Tobacco control for women: We have not come a long way!

Dr Richa Sharma, CNS Correspondent, India
Sometime ago, I saw on the internet the words ‘strong woman’ written against a background of a woman smoking a cigarette. It left a strong impression on my mind and I wondered how a cigarette with some smoke, alongside a woman, can convey ideas of individuality and independence of females. Well, this is how the tobacco industry has been getting to the women for a very long time.

All around us, we have seen a surge in smoking patterns among men, women and even children. According to our Health Ministry, the latest data on cigarette consumption shows that cigarette use has reduced to 93.2 billion sticks in 2014-15 (10 billion less than in 2012-13) along with production reducing to 105.3 billion sticks as compared to 117 billion (2012-13). However, the tobacco atlas reports that 23.3% of males and 3.2% of females are still smoking cigarettes everyday in India. Another alarming report in Times of India (January 2014)  stated that India has become home to second highest number of female smokers ( 12.1 million) second to the United States. Even though the prevalence of smoking remains high among men as compared to women, researchers have warned that the tide may gradually turn in the reverse direction.

In a webinar hosted by CNS, noted tobacco control expert of the International Union against Tuberculosis and Lung Disease (The Union),  Dr Mira Aghi, shared her views on the very relevant question of why is there a need to have gender specific tobacco control policies? Women are theoretically half the global population; they too use and die due to tobacco. The tobacco industry targets women and the annual death toll among women, attributed to tobacco use, will be 2.5 million by 2030. Smoking increases the risk of cardiovascular diseases, results in higher rates of infertility, premature labour, low birth weight infants, cervical cancer, early menopause and bone fractures. It adversely affects foetal development during pregnancy, leading to sudden infant death syndrome and smoking females tend to produce less breast milk. Women tend to  have a stronger addiction, suffer from stronger withdrawal symptoms and nicotine replacement therapy isles effective among them as compared to males added Dr Aghi.

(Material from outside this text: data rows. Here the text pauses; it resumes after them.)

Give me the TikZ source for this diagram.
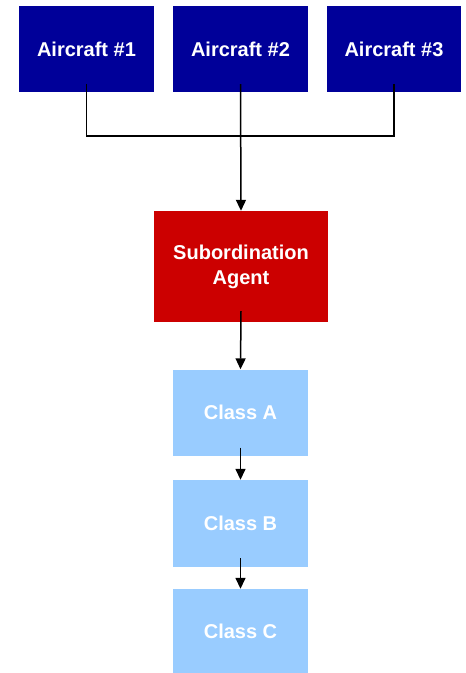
\documentclass[tikz,border=0pt]{standalone}
\usepackage{fontspec}
\setmainfont{Liberation Sans}
\usetikzlibrary{arrows.meta}
\definecolor{navyb}{HTML}{000099}
\definecolor{agentred}{HTML}{CC0000}
\definecolor{classblue}{HTML}{99CCFF}
\tikzset{
  box/.style={rectangle, inner sep=0pt, align=center, text=white,
    font=\fontsize{20}{25}\selectfont\bfseries},
  aircraft/.style={box, fill=navyb, minimum width=135pt, minimum height=86pt},
  agentbox/.style={box, fill=agentred, minimum width=174pt, minimum height=111pt},
  classbox/.style={box, fill=classblue, minimum width=135pt, minimum height=86pt},
  link/.style={line width=1.5pt, black},
  arr/.style={link, -{Triangle[length=11pt,width=10pt]}}
}
\begin{document}
\begin{tikzpicture}[x=1pt,y=1pt]
\useasboundingbox[fill=white] (0,0) rectangle (466,-673);
\node[aircraft] (a1) at (86.5,-49) {\raisebox{-2pt}{Aircraft \#1}};
\node[aircraft] (a2) at (240.5,-49) {\raisebox{-2pt}{Aircraft \#2}};
\node[aircraft, minimum width=134pt] (a3) at (394,-49) {\raisebox{-2pt}{Aircraft \#3}};
\node[agentbox] (ag) at (241,-266.5) {Subordination\\Agent};
\node[classbox] (ca) at (240.5,-412.5) {Class A};
\node[classbox, minimum height=87pt] (cb) at (240.5,-523.5) {Class B};
\node[classbox, minimum height=84pt] (cc) at (240.5,-631) {Class C};
\coordinate (j) at (240.5,-136);
\draw[link] ([yshift=8pt]a1.south) |- (j) -| ([yshift=8pt]a3.south);
\draw[arr] ([yshift=8pt]a2.south) -- (ag.north);
\draw[arr] ([yshift=11pt]ag.south) -- (ca.north);
\draw[arr] ([yshift=8pt]ca.south) -- (cb.north);
\draw[arr] ([yshift=9pt]cb.south) -- (cc.north);
\end{tikzpicture}
\end{document}
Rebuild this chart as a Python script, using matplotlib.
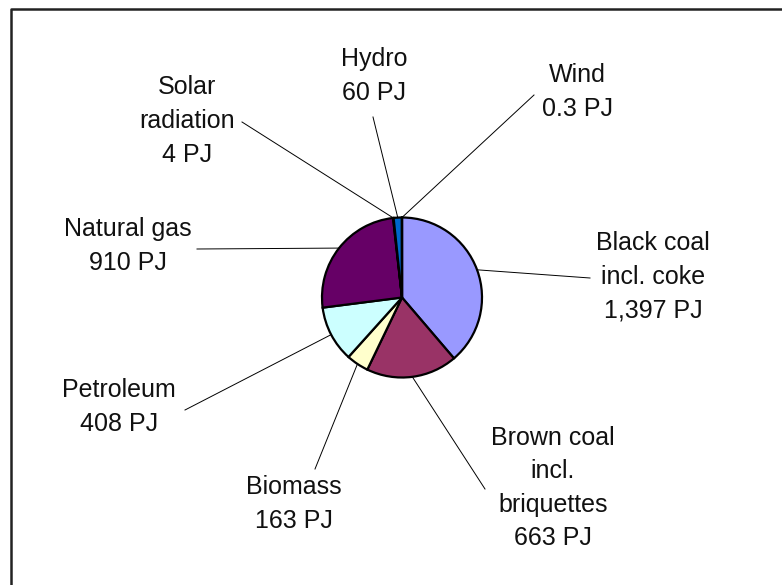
import matplotlib.pyplot as plt
import numpy as np

plt.rcParams['font.family'] = ['Liberation Sans', 'DejaVu Sans']

# energy sources, PJ
labels = ['Black coal\nincl. coke', 'Brown coal\nincl.\nbriquettes', 'Biomass',
          'Petroleum', 'Natural gas', 'Solar\nradiation', 'Hydro', 'Wind']
values = [1397, 663, 163, 408, 910, 4, 60, 0.3]
colors = ['#9999FF', '#993366', '#FFFFCC', '#CCFFFF', '#660066', '#FF8080', '#0066CC', '#CCCCFF']

# label layout in pixel coords (x, y from top) + where the leader starts
text_pos = [(653, 277), (553, 488), (294, 504), (119, 407), (128, 246), (187, 121), (374, 76), (577, 92)]
lead_pos = [(590, 278), (485, 489), (315, 469), (185, 410), (197, 249), (242, 122), (373, 117), (534, 95)]

W, H = 782, 585
fig = plt.figure(figsize=(W / 100, H / 100), dpi=100)
ax = fig.add_axes([0, 0, 1, 1])

cx, cy, r = 402, H - 297.5, 80
wedges, _ = ax.pie(values, colors=colors, startangle=90, counterclock=False,
                   center=(cx, cy), radius=r,
                   wedgeprops=dict(edgecolor='black', linewidth=1.6))

for w, lab, v, tp, lp in zip(wedges, labels, values, text_pos, lead_pos):
    mid = np.deg2rad((w.theta1 + w.theta2) / 2)
    px, py = cx + r * np.cos(mid), cy + r * np.sin(mid)
    ax.plot([lp[0], px], [H - lp[1], py], color='black', lw=0.7)
    ax.text(tp[0], H - tp[1], f'{lab}\n{v:,g} PJ', ha='center', va='center',
            fontsize=18, linespacing=1.5, color='#111111')

# chart frame (only top/left visible)
ax.plot([11, 11, W], [0, H - 8.5, H - 8.5], color='#222222', lw=1.8, clip_on=False)

ax.set_xlim(0, W)
ax.set_ylim(0, H)
ax.set_aspect('auto')
ax.axis('off')
fig.savefig('out.png', dpi=100)
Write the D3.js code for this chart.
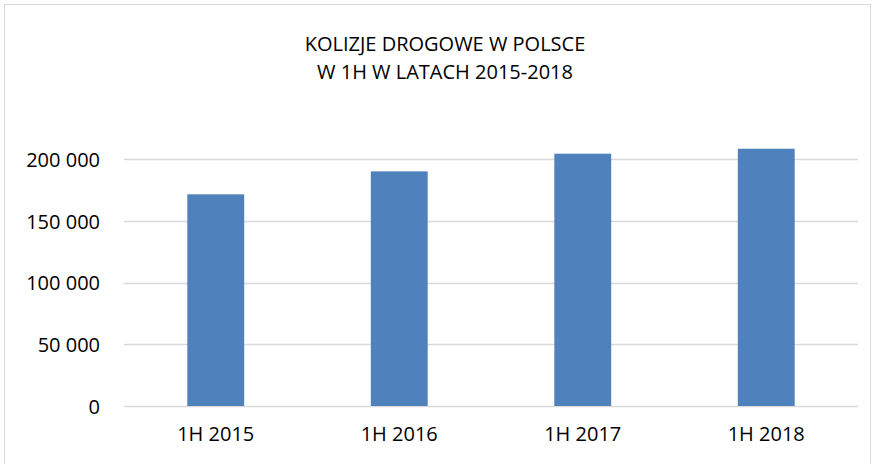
<!DOCTYPE html>
<html><head><meta charset="utf-8">
<script src="https://cdn.jsdelivr.net/npm/d3@7"></script>
<style>body{margin:0;background:#fff}svg{display:block}text{font-family:"Open Sans",sans-serif;fill:#000}</style>
</head><body>
<svg id="c" width="875" height="464"></svg>
<script>
const categories = ["1H 2015","1H 2016","1H 2017","1H 2018"];
const values = [171400, 190000, 204300, 208300];
const yTicks = [0, 50000, 100000, 150000, 200000];
const titleLines = ["KOLIZJE DROGOWE W POLSCE","W 1H W LATACH 2015-2018"];

const svg = d3.select("#c");
svg.append("rect").attr("x",4.5).attr("y",4.5).attr("width",866).attr("height",470)
  .attr("fill","#fff").attr("stroke","#d9d9d9").attr("stroke-width",1);

const m = {l:124, r:858, t:159, b:406};
const x = d3.scaleBand().domain(categories).range([m.l, m.r]).paddingInner(0.69).paddingOuter(0.345);
const y = d3.scaleLinear().domain([0,200000]).range([m.b, m.t]);
const fmt = v => d3.format(",")(v).replace(/,/g," ");

const g = svg.append("g");
g.selectAll("line.grid").data(yTicks).join("line")
  .attr("x1",m.l).attr("x2",m.r)
  .attr("y1",d=>Math.round(y(d))+0.5).attr("y2",d=>Math.round(y(d))+0.5)
  .attr("stroke","#d9d9d9").attr("stroke-width",1.5);

const yAxis = d3.axisLeft(y).tickValues(yTicks).tickFormat(fmt).tickSize(0).tickPadding(24);
const ya = svg.append("g").attr("transform",`translate(${m.l},1)`).call(yAxis);
ya.select(".domain").remove();
ya.selectAll("text").style("font-family","'Open Sans',sans-serif").style("font-size","20px").attr("fill","#000");

g.selectAll("rect.bar").data(values).join("rect")
  .attr("x",(d,i)=>x(categories[i])).attr("width",x.bandwidth())
  .attr("y",d=>y(d)).attr("height",d=>y(0)-y(d)).attr("fill","#4f81bd");

const xAxis = d3.axisBottom(x).tickSize(0).tickPadding(21);
const xa = svg.append("g").attr("transform",`translate(0,${m.b})`).call(xAxis);
xa.select(".domain").remove();
xa.selectAll("text").style("font-family","'Open Sans',sans-serif").style("font-size","20px").attr("fill","#000");

svg.selectAll("text.title").data(titleLines).join("text")
  .attr("x",445).attr("y",(d,i)=>51+i*28).attr("text-anchor","middle")
  .style("font-size","20px").text(d=>d);
</script>
</body></html>
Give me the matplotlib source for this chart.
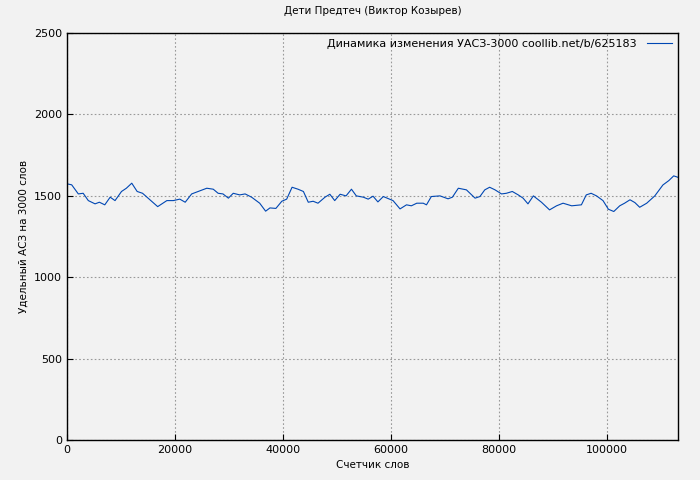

Why do women smoke? Are the reasons not similar to those of men? Well some of them are. For instance most of the people  (men and women) smoke to look cool, or under peer pressure, or to relieve the stresses of daily life, or to satisfy their curiosity of smoking. However, there have been studies mentioning certain differences in the smoking patterns among various genders. Women are known to smoke to combat negative feelings, to alleviate the stress that accompanies managing personal and professional work, as a treat for themselves, a break from the busy schedules and also to lose weight. Women also find it much harder to quit smoking than men do. These special traits are exploited by the tobacco industry in targeting women and young girls to increase its ever growing consumer base.

Before Word War 1, smoking was treated as a male reserve where the females were either shown as serving them cigarettes or used in fashionable ways to attract men. However, with an advent in female emancipation, they sensed the cultural shift and started marketing cigarettes to the women as ‘torches of freedom’ and as an expression of their liberation. The tobacco industry has been trying to lure women and children in smoking by advertising tobacco in the most creative ways by incorporating popular culture and psychosocial aspirations in its huge promotional efforts. Women have been targeted with glamorous, strong and independent themed advertising for years now. Various product design concepts associated with being slim, modern, sophisticated have been utilised in making the campaign appealing to the women. Virginia slims were introduced in 1968 and the slogan said ‘You’ve come a long way, Baby!’ and paved the way for introduction of similar ‘women only’ cigarettes that are long, extra slim and falsely branded as light and low tar to appear safer. Dr Mira Aghi also highlighted that the tobacco industry has been very carefully adapting the marketing strategies with changing times. However the world public health bodies have not paid much attention to this aspect. Tobacco control policies are fractured and do not take into account the special needs and issues unique to the women.

One of the major action point is to include gender and diversity based analyses in the design and evaluation of tobacco control measures. It is also imperative to develop guidelines for gender impact assessment to evaluate the effectiveness of tobacco control measures so that a much clearer picture can be obtained about the current status of tobacco use and cessation among the women, suggests Dr Aghi. We can only hope that the world leadership wakes up to this threat before the damage becomes irreversible.